● **ENTRIES**:
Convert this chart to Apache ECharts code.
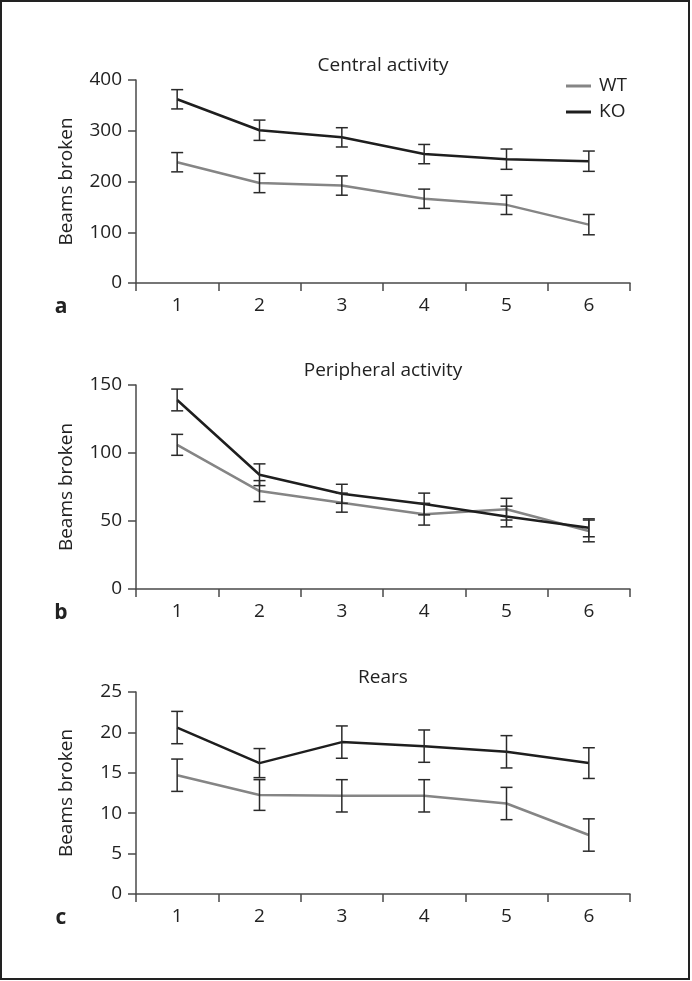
<!DOCTYPE html>
<html>
<head>
<meta charset="utf-8">
<script src="https://cdn.jsdelivr.net/npm/echarts@6/dist/echarts.min.js"></script>
<style>
html,body{margin:0;padding:0;background:#fff;}
#chart{width:692px;height:981px;}
</style>
</head>
<body>
<div id="chart"></div>
<script>
var categories = ['1', '2', '3', '4', '5', '6'];

var centralWT = [238, 197, 192, 166, 154, 115];
var centralWTErr = [19, 19, 19, 19, 19, 20];
var centralKO = [362, 301, 287, 254, 244, 240];
var centralKOErr = [19, 20, 19, 19, 20, 20];

var peripheralWT = [106, 72, 63.5, 55, 58.7, 42.7];
var peripheralWTErr = [7.7, 7.7, 7, 8, 8, 8];
var peripheralKO = [139, 84, 70, 62.5, 53.3, 45];
var peripheralKOErr = [8, 8, 7, 8, 7.6, 6.6];

var rearsWT = [14.7, 12.25, 12.15, 12.15, 11.2, 7.3];
var rearsWTErr = [2, 1.9, 2, 2, 2, 2];
var rearsKO = [20.6, 16.2, 18.8, 18.3, 17.6, 16.2];
var rearsKOErr = [2, 1.8, 2, 2, 2, 1.9];

var panelTitles = ['Central activity', 'Peripheral activity', 'Rears'];
var panelLetters = ['a', 'b', 'c'];
var yMax = [400, 150, 25];
var yInterval = [100, 50, 5];

var FONT = '"Open Sans", "Noto Sans", sans-serif';
var AXIS_COLOR = '#4a4a4a';
var TEXT_COLOR = '#222';
var WT_COLOR = '#858585';
var KO_COLOR = '#1e1e1e';
var FS = 19;

var grids = [
  {left: 136, top: 80, width: 494, height: 203},
  {left: 136, top: 385, width: 494, height: 204},
  {left: 136, top: 692, width: 494, height: 202}
];

var panels = [
  {wt: centralWT, wtErr: centralWTErr, ko: centralKO, koErr: centralKOErr},
  {wt: peripheralWT, wtErr: peripheralWTErr, ko: peripheralKO, koErr: peripheralKOErr},
  {wt: rearsWT, wtErr: rearsWTErr, ko: rearsKO, koErr: rearsKOErr}
];

function errData(vals, errs) {
  return vals.map(function (v, i) { return [i, v, errs[i]]; });
}

function renderErr(params, api) {
  var x = api.value(0), y = api.value(1), e = api.value(2);
  var top = api.coord([x, y + e]);
  var bot = api.coord([x, y - e]);
  var hw = 6;
  var style = {stroke: '#2a2a2a', lineWidth: 1.5};
  return {
    type: 'group',
    children: [
      {type: 'line', shape: {x1: top[0], y1: top[1], x2: bot[0], y2: bot[1]}, style: style},
      {type: 'line', shape: {x1: top[0] - hw, y1: top[1], x2: top[0] + hw, y2: top[1]}, style: style},
      {type: 'line', shape: {x1: bot[0] - hw, y1: bot[1], x2: bot[0] + hw, y2: bot[1]}, style: style}
    ]
  };
}

var xAxes = [], yAxes = [], series = [], graphics = [];

grids.forEach(function (g, i) {
  xAxes.push({
    type: 'category', gridIndex: i, data: categories, boundaryGap: true,
    axisLine: {show: true, lineStyle: {color: AXIS_COLOR, width: 1.5}},
    axisTick: {show: true, length: 8, lineStyle: {color: AXIS_COLOR, width: 1.5}},
    axisLabel: {color: TEXT_COLOR, fontSize: FS, fontFamily: FONT, margin: 13},
    splitLine: {show: false}
  });
  yAxes.push({
    type: 'value', gridIndex: i, min: 0, max: yMax[i], interval: yInterval[i],
    name: 'Beams broken', nameLocation: 'middle', nameGap: 60,
    nameTextStyle: {color: TEXT_COLOR, fontSize: FS, fontFamily: FONT},
    axisLine: {show: true, lineStyle: {color: AXIS_COLOR, width: 1.5}},
    axisTick: {show: true, length: 8, lineStyle: {color: AXIS_COLOR, width: 1.5}},
    axisLabel: {color: TEXT_COLOR, fontSize: FS, fontFamily: FONT, margin: 14},
    splitLine: {show: false}
  });
  var p = panels[i];
  series.push({
    name: 'WT', type: 'line', xAxisIndex: i, yAxisIndex: i, data: p.wt,
    symbol: 'none', lineStyle: {color: WT_COLOR, width: 2.5}, itemStyle: {color: WT_COLOR}, z: 2
  });
  series.push({
    name: 'KO', type: 'line', xAxisIndex: i, yAxisIndex: i, data: p.ko,
    symbol: 'none', lineStyle: {color: KO_COLOR, width: 2.5}, itemStyle: {color: KO_COLOR}, z: 3
  });
  series.push({
    type: 'custom', xAxisIndex: i, yAxisIndex: i, data: errData(p.wt, p.wtErr),
    renderItem: renderErr, encode: {x: 0, y: 1}, z: 4, silent: true
  });
  series.push({
    type: 'custom', xAxisIndex: i, yAxisIndex: i, data: errData(p.ko, p.koErr),
    renderItem: renderErr, encode: {x: 0, y: 1}, z: 4, silent: true
  });
  graphics.push({
    type: 'text', x: g.left + g.width / 2, y: g.top - 14,
    style: {text: panelTitles[i], fill: TEXT_COLOR, font: FS + 'px ' + FONT, textAlign: 'center', textVerticalAlign: 'middle'}
  });
  graphics.push({
    type: 'text', x: 61, y: g.top + g.height + 24,
    style: {text: panelLetters[i], fill: TEXT_COLOR, font: 'bold 21px ' + FONT, textAlign: 'center', textVerticalAlign: 'middle'}
  });
});

graphics.push({
  type: 'rect', shape: {x: 1, y: 1, width: 688, height: 978},
  style: {fill: null, stroke: '#222', lineWidth: 2}, silent: true
});

var chart = echarts.init(document.getElementById('chart'), null, {renderer: 'canvas'});
chart.setOption({
  animation: false,
  backgroundColor: '#fff',
  grid: grids,
  xAxis: xAxes,
  yAxis: yAxes,
  legend: {
    data: ['WT', 'KO'], orient: 'vertical', left: 561, top: 71,
    icon: 'rect', itemWidth: 25, itemHeight: 3, itemGap: 6,
    textStyle: {color: TEXT_COLOR, fontSize: FS, fontFamily: FONT, lineHeight: 20, padding: [0, 0, 0, 3]},
    selectedMode: false
  },
  series: series,
  graphic: graphics
});
</script>
</body>
</html>
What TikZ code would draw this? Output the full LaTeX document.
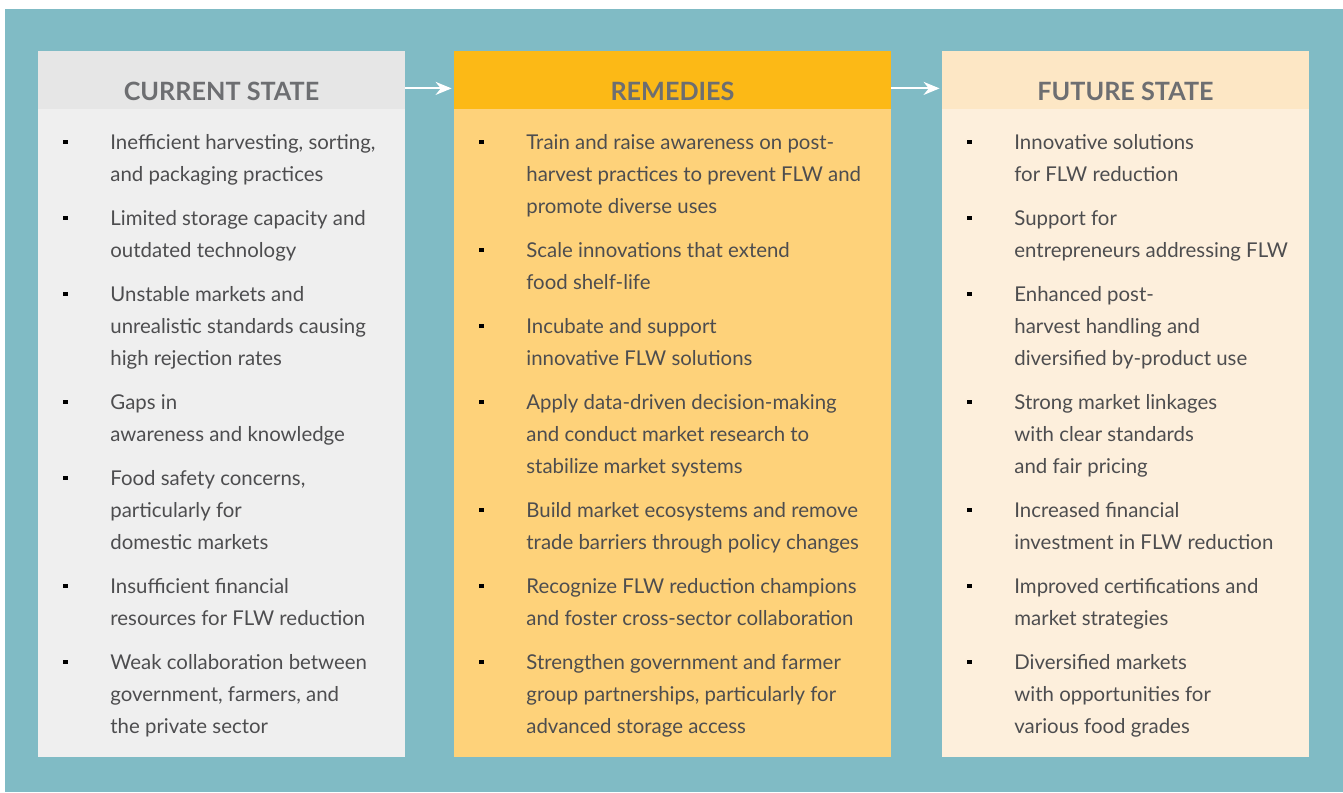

● **EXERCISE INSTRUCTIONS**:
Copy nothing but the lines from the top of the material through the line holding "var categories = ['1', '2', '3', '4', '5', '6'];", exactly as written; omit pictures.

● **THE RESPONSE**:
Convert this chart to Apache ECharts code.
<!DOCTYPE html>
<html>
<head>
<meta charset="utf-8">
<script src="https://cdn.jsdelivr.net/npm/echarts@6/dist/echarts.min.js"></script>
<style>
html,body{margin:0;padding:0;background:#fff;}
#chart{width:692px;height:981px;}
</style>
</head>
<body>
<div id="chart"></div>
<script>
var categories = ['1', '2', '3', '4', '5', '6'];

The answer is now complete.